**EXERCISE DETAILS:**
Transcribe every line from the top down to the line with "plt.rcParams['font.family'] = ['Liberation", both ends included, but not the pictures.

**RECORDED INFORMATION:**

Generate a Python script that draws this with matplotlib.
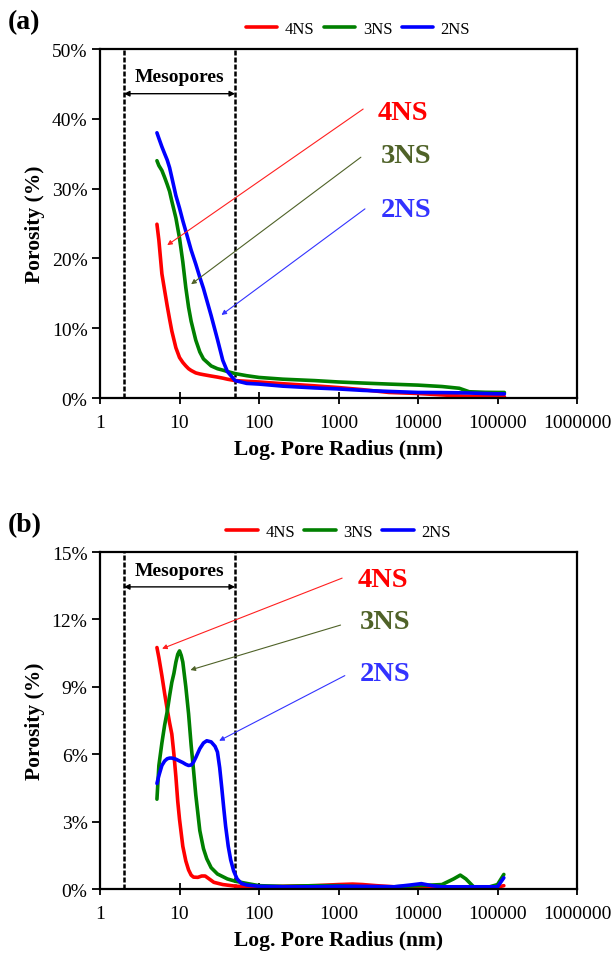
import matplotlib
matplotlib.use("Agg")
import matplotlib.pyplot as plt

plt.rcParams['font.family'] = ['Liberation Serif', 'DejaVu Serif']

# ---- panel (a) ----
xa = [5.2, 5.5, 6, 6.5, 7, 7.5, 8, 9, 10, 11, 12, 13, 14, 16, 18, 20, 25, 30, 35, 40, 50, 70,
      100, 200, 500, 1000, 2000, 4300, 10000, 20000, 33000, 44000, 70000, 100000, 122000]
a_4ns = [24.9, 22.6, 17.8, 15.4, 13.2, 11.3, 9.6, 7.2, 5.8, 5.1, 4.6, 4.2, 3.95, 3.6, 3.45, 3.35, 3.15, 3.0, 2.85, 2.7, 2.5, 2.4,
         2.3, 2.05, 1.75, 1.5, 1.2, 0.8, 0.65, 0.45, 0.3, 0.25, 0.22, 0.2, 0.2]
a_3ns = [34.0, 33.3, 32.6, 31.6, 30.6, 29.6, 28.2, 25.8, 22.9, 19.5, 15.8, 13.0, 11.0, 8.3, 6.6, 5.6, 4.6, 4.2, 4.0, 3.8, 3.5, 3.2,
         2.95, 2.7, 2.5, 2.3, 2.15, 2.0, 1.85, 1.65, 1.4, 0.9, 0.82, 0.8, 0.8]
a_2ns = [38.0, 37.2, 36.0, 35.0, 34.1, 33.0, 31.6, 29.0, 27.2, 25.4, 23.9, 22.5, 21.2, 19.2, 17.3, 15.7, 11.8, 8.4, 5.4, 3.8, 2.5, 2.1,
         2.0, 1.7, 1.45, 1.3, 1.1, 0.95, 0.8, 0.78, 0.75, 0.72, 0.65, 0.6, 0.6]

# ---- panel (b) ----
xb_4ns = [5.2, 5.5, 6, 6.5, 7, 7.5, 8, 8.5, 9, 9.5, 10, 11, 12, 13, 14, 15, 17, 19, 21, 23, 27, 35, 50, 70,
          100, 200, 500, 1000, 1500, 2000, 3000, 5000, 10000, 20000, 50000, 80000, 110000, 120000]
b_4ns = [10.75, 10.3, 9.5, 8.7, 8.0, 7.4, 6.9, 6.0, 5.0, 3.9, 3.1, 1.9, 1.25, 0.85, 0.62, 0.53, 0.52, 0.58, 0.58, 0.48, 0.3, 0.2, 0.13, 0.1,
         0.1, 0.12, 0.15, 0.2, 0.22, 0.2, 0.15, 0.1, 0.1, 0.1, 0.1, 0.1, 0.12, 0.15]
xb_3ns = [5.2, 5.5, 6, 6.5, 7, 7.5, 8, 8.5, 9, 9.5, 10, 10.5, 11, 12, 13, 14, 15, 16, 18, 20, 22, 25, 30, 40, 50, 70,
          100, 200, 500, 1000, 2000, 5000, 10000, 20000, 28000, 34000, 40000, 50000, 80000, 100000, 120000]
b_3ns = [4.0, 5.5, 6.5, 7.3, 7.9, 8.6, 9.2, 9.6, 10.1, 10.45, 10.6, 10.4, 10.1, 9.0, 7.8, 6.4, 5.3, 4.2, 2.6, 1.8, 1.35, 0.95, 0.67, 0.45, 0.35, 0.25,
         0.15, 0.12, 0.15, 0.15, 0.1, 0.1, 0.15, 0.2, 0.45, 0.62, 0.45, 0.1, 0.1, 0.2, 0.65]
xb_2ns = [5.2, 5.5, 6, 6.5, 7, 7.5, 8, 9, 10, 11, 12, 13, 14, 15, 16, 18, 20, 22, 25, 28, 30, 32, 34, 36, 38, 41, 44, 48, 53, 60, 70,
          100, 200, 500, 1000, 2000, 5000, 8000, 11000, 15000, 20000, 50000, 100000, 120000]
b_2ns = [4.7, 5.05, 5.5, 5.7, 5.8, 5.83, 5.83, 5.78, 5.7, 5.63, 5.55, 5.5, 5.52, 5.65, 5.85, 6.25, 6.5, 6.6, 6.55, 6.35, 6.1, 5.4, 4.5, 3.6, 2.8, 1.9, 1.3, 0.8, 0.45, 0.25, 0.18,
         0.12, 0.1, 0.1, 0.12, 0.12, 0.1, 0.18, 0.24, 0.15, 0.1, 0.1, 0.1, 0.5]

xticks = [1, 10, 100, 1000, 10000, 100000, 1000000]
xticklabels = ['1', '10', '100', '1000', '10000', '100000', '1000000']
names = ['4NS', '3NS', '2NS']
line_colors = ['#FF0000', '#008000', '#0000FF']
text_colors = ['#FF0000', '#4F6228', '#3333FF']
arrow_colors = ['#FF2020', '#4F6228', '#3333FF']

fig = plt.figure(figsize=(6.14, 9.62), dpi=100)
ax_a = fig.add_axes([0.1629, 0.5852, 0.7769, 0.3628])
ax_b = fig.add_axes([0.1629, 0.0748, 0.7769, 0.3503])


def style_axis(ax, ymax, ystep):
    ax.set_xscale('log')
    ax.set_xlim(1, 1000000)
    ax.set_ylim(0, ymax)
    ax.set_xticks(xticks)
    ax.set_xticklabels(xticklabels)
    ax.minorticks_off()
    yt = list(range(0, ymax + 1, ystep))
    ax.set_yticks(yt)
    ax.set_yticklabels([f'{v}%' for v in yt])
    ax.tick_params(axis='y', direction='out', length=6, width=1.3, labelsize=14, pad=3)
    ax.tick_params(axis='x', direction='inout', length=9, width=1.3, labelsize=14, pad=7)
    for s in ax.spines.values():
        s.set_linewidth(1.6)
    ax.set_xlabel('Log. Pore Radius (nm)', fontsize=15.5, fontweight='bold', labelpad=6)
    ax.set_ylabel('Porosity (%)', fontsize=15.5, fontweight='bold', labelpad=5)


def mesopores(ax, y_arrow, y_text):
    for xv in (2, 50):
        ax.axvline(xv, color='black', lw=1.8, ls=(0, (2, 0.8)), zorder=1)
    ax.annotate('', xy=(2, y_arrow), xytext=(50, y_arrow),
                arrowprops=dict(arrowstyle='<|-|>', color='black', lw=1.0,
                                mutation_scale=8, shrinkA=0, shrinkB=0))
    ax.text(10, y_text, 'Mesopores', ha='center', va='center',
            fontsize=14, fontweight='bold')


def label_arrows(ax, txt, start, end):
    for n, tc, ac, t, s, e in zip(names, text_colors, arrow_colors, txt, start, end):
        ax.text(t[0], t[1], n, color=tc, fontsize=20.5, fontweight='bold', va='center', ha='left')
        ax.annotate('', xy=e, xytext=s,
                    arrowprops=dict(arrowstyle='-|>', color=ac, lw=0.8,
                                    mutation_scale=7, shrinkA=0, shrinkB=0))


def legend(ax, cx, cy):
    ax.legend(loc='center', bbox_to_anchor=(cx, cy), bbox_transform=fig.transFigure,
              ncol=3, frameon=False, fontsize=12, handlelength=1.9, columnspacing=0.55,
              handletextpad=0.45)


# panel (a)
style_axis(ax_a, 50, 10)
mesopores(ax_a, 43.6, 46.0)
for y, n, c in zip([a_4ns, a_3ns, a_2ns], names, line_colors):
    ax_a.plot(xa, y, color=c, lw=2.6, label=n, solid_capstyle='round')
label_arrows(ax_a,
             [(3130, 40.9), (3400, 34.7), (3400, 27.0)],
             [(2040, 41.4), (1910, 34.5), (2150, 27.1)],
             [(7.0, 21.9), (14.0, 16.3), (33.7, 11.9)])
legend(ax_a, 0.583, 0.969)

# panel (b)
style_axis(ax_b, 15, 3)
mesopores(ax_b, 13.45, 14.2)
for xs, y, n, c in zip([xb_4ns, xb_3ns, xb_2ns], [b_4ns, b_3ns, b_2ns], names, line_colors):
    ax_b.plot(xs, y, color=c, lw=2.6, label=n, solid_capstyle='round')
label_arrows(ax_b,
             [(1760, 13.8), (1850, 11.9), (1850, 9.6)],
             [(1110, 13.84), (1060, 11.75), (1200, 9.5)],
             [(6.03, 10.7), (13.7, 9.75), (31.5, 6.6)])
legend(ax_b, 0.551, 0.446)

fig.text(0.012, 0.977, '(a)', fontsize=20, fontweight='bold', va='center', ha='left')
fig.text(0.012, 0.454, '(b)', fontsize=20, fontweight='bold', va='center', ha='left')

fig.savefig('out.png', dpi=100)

**WRITTEN REPLY:**
Generate a Python script that draws this with matplotlib.
import matplotlib
matplotlib.use("Agg")
import matplotlib.pyplot as plt

plt.rcParams['font.family'] = ['Liberation Serif', 'DejaVu Serif']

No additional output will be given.